Presiden BJ Habibie mengambil prakarsa untuk melakukan koreksi. Sejumlah tahanan politik dilepaskan. Sri Bintang Pamungkas dan Muchtar Pakpahan dibebaskan, tiga hari setelah Habibie menjabat. Tahanan politik dibebaskan secara bergelombang. Tetapi, Budiman Sudjatmiko dan beberapa petinggi Partai Rakyat Demokratik baru dibebaskan pada era Presiden Abdurrahman Wahid. Setelah Habibie membebaskan tahanan politik, tahanan politik baru muncul. Sejumlah aktivis mahasiswa diadili atas tuduhan menghina pemerintah atau menghina kepala negara. Desakan meminta pertanggungjawaban militer yang terjerat pelanggaran HAM tak bisa dilangsungkan karena kuatnya proteksi politik. Bahkan, sejumlah perwira militer yang oleh Mahkamah Militer Jakarta telah dihukum dan dipecat karena terlibat penculikan, kini telah kembali duduk dalam jabatan struktural.
Beberapa langkah perubahan diambil oleh Habibie, seperti liberalisasi parpol, pemberian kebebasan pers, kebebasan berpendapat, dan pencabutan UU Subversi. Walaupun begitu Habibie juga sempat tergoda meloloskan UU Penanggulangan Keadaan Bahaya, namun urung dilakukan karena besarnya tekanan politik dan kejadian Tragedi Semanggi II yang menewaskan mahasiswa UI, Yun Hap.

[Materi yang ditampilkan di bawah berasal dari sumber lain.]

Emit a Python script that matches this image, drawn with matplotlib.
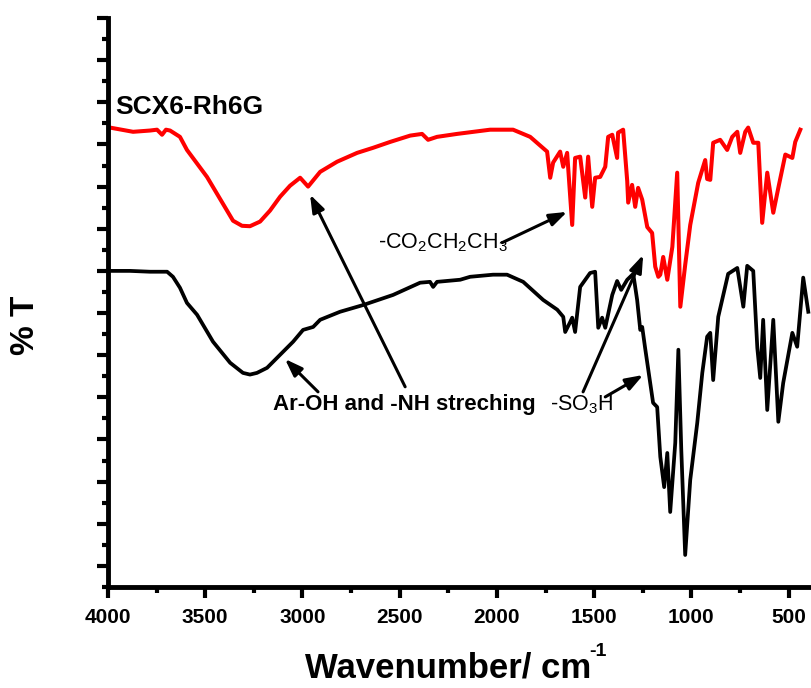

Kejadian penting dalam masa pemerintahan Habibie adalah keputusannya untuk mengizinkan Timor Timur untuk mengadakan referendum yang berakhir dengan berpisahnya wilayah tersebut dari Indonesia pada Oktober 1999. Keputusan tersebut terbukti tidak populer di mata masyarakat sehingga hingga kini pun masa pemerintahan Habibie sering dianggap sebagai salah satu masa kelam dalam sejarah Indonesia.